Alpine Snowboarding is a generic name for using an Alpine Setup. This refers to Free-Ride or Race Type Boards, with plate bindings and hard shell boots. This setup is really best on groomed runs where the rider will make high speed arcing turns. However, alpine setups are also used for extreme and backcountry type riding, primarily in Europe. Recently this is less common as many backcountry and extreme riders are more comfortable on a softer Freestyle type of setup.
Longer, stiffer board designed for all mountain riding or designed for carving. Plate bindings are a metal base that attaches to the board with a bail and clasp type binding to secure a rigid boot. The boots are hard plastic injection molded type boots. Much like a ski boot, the hard shell snowboarding boot offers a much stiffer flex and allows for quicker edge change and more commanding edge pressuring by the rider. Great for carving trenches, the alpine setup is choice for Slalom and Giant Slalom racing.

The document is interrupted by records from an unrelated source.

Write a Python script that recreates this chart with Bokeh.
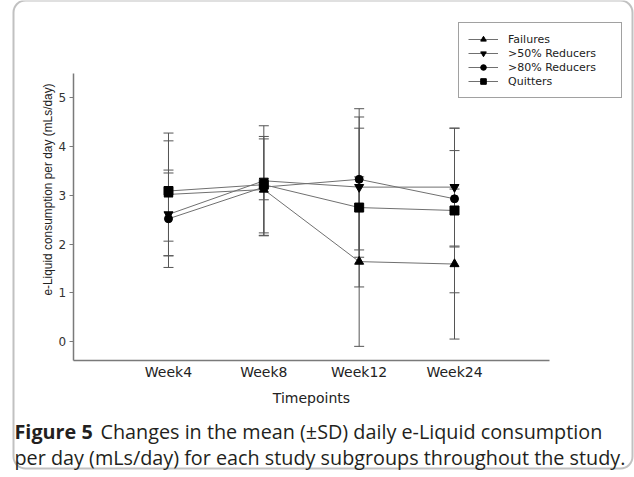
import math
from bokeh.plotting import figure
from bokeh.models import (Range1d, FixedTicker, Legend, LegendItem, Label,
                          BoxAnnotation, ColumnDataSource)
from bokeh.embed import file_html
from bokeh.resources import INLINE

# ---- data ----
timepoints = ["Week4", "Week8", "Week12", "Week24"]
groups = ["Failures", ">50% Reducers", ">80% Reducers", "Quitters"]
failures_mean = [3.02, 3.12, 1.64, 1.59]
failures_sd = [1.26, 0.21, 1.74, 1.54]
red50_mean = [2.61, 3.30, 3.17, 3.17]
red50_sd = [0.85, 1.13, 1.44, 1.21]
red80_mean = [2.52, 3.17, 3.33, 2.93]
red80_sd = [1.00, 0.99, 1.45, 0.99]
quit_mean = [3.09, 3.22, 2.75, 2.69]
quit_sd = [1.03, 0.99, 1.63, 1.69]
y_ticks = [0, 1, 2, 3, 4, 5]

means = [failures_mean, red50_mean, red80_mean, quit_mean]
sds = [failures_sd, red50_sd, red80_sd, quit_sd]
markers = ["triangle", "inverted_triangle", "circle", "square"]
msizes = [9, 9, 8, 9]

xs = list(range(1, len(timepoints) + 1))

W, H = 634, 477
p = figure(width=W, height=H, output_backend="svg", toolbar_location=None,
           x_range=Range1d(-0.762, 5.888), y_range=Range1d(-2.793, 7.002),
           min_border=0, min_border_left=0, min_border_right=0,
           min_border_top=0, min_border_bottom=0)
p.outline_line_color = None
p.xgrid.visible = False
p.ygrid.visible = False
p.background_fill_color = "white"
p.border_fill_color = "white"

# error bars
for m, s in zip(means, sds):
    lo = [a - b for a, b in zip(m, s)]
    hi = [a + b for a, b in zip(m, s)]
    src = ColumnDataSource(dict(x=xs, lo=lo, hi=hi))
    p.segment(x0="x", y0="lo", x1="x", y1="hi", source=src,
              line_color="#555555", line_width=1)
    p.scatter(x="x", y="hi", source=src, marker="dash", size=10,
              line_color="#555555", line_width=1)
    p.scatter(x="x", y="lo", source=src, marker="dash", size=10,
              line_color="#555555", line_width=1)

items = []
for g, m, mk, ms in zip(groups, means, markers, msizes):
    src = ColumnDataSource(dict(x=xs, y=m))
    lr = p.line(x="x", y="y", source=src, line_color="#707070", line_width=1)
    sr = p.scatter(x="x", y="y", source=src, marker=mk, size=ms,
                   fill_color="black", line_color="black")
    items.append(LegendItem(label=g, renderers=[lr, sr]))

legend = Legend(items=items, location=(458, 379), orientation="vertical",
                glyph_width=30, glyph_height=14, label_height=14,
                label_width=104, label_standoff=10, spacing=0, padding=9,
                margin=0, border_line_color="#444444", border_line_width=1,
                background_fill_color="white", background_fill_alpha=1,
                label_text_font="DejaVu Sans", label_text_font_size="11px",
                label_text_color="#222222")
p.add_layout(legend, "center")

# axes (fixed inside the full-canvas frame)
p.xaxis.fixed_location = -0.39
p.xaxis.bounds = (0, 5)
p.yaxis.fixed_location = 0
p.yaxis.bounds = (-0.39, 5.5)

p.xaxis.ticker = FixedTicker(ticks=xs)
p.xaxis.major_label_overrides = {x: t for x, t in zip(xs, timepoints)}
p.xaxis.major_tick_out = 0
p.xaxis.major_tick_in = 0
p.xaxis.minor_tick_out = 0
p.xaxis.minor_tick_in = 0
p.xaxis.major_label_standoff = 4
p.xaxis.major_label_text_font = "DejaVu Sans"
p.xaxis.major_label_text_font_size = "14px"
p.xaxis.major_label_text_color = "#222222"
p.xaxis.axis_label = "Timepoints"
p.xaxis.axis_label_text_font = "DejaVu Sans"
p.xaxis.axis_label_text_font_size = "14px"
p.xaxis.axis_label_text_font_style = "normal"
p.xaxis.axis_label_text_color = "#222222"
p.xaxis.axis_label_standoff = 6

p.yaxis.ticker = FixedTicker(ticks=y_ticks)
p.yaxis.major_tick_out = 4
p.yaxis.major_tick_in = 0
p.yaxis.minor_tick_out = 0
p.yaxis.minor_tick_in = 0
p.yaxis.major_label_standoff = 3
p.yaxis.major_label_text_font = "DejaVu Sans"
p.yaxis.major_label_text_font_size = "12px"
p.yaxis.major_label_text_color = "#333333"

for ax in (p.xaxis, p.yaxis):
    ax.axis_line_color = "#7a7a7a"
    ax.axis_line_width = 1.5
    ax.major_tick_line_color = "#7a7a7a"

# y-axis title (placed like the reference, off-centre of the axis line)
p.add_layout(Label(x=47, y=288, x_units="screen", y_units="screen",
                   text="e-Liquid consumption per day (mLs/day)",
                   angle=math.pi / 2, text_align="center",
                   text_baseline="middle", text_font="Liberation Sans",
                   text_font_size="11.9px", text_color="#222222"))

# caption
cap_font = "Open Sans"
cap_size = "19.8px"
p.add_layout(Label(x=14, y=46, x_units="screen", y_units="screen",
                   text="Figure 5", text_font=cap_font, text_font_size=cap_size,
                   text_font_style="bold", text_color="#231f20",
                   text_baseline="alphabetic"))
p.add_layout(Label(x=100, y=46, x_units="screen", y_units="screen",
                   text="Changes in the mean (±SD) daily e-Liquid consumption",
                   text_font=cap_font, text_font_size=cap_size,
                   text_color="#231f20", text_baseline="alphabetic"))
p.add_layout(Label(x=14, y=20, x_units="screen", y_units="screen",
                   text="per day (mLs/day) for each study subgroups throughout the study.",
                   text_font=cap_font, text_font_size=cap_size,
                   text_color="#231f20", text_baseline="alphabetic"))

# outer rounded frame
p.add_layout(BoxAnnotation(left=13, right=632, top=477, bottom=9,
                           left_units="screen", right_units="screen",
                           top_units="screen", bottom_units="screen",
                           fill_alpha=0, line_color="#333333", line_width=2,
                           border_radius=12))

open("out.html", "w").write(file_html(p, INLINE))
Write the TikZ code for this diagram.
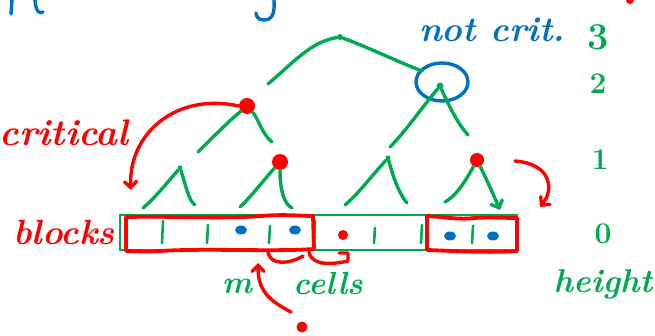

You must love to carve arcing turns across the fall-line with aggressive edge transitions and angulation. This kind of riding setup just takes time to get comfortable with. Once you get a grasp on it though, it is incredibly fun.
Alpine Snowboarding in its groomer shredding environment most closely represents slalom skateboarding. The setup on a nice groomer results in quick, true carve turns. The style created by this setup is distinctly different than that of freestyle type setups. With narrow boards, the binding angles on the board are at a much higher angle across the board to avoid heel or toe drag. Where a freestyle rider might ride angles of 12-18 degrees on the front foot, and 0 to -12 degrees on the back foot, an alpine setup is more like 45 degrees on the front foot and 40 degrees on the back. This dramatically changes the appearance of the riders’ stance and alignment on the board. Alpine riding can resemble the appearance of a Slalom Water Skier with the body coming close to the ground during the apex of each arcing turn.
Alpine Snowboarding also has a very different clothing style. While it still often has a skate style backbone, most alpine riders are also influenced by mountaineering and more endurance type summer sports. Running, Road and Mountain Biking and other technically physical athletics form much of the persona of the Alpine Rider.